Samuel Newhouse (October 18, 1853 – September 22, 1930) was a Utah entrepreneur and mining magnate.

Life and career
Newhouse was born in New York City, of European Jewish immigrant parents but studied and practiced law in Pennsylvania. He moved to Colorado in 1879. In Leadville, he became involved in the freighting business.

In 1883, he married Ida Stingly, whose mother ran a local boarding house. She was 16 at the time. While they ran a hotel in Leadville, Samuel acquired mining properties in Ouray, Colorado. He later sold these for several million dollars and moved to Denver, where he became a speculator and promoter, with extensive contacts back East and in Europe.
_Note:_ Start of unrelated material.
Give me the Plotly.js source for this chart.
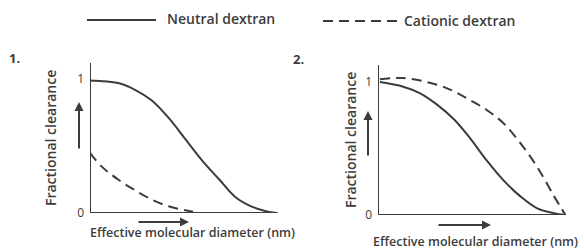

In 1896, he moved to Utah, where partnering with Thomas Weir, he became instrumental in securing English investment in the fledgling copper mining operation in Bingham canyon, which later became the great Bingham Canyon Mine. He also developed silver mining in the San Francisco Mountains near Beaver, Utah, investing approximately $2 million to build a mine, mill and develop the town of Newhouse, named after himself.  He was instrumental in driving the Newhouse Tunnel (now called the Argo Tunnel), a major mine drainage tunnel in Idaho Springs, Colorado.

He maintained residences on Long Island, New York and in London and a chateau in France.  He preferred living in Salt Lake City, where he developed a large tract of downtown, trying to shift the center of town four blocks south from Temple Square. He built the city's first skyscrapers (11 stories), the Boston and Newhouse buildings.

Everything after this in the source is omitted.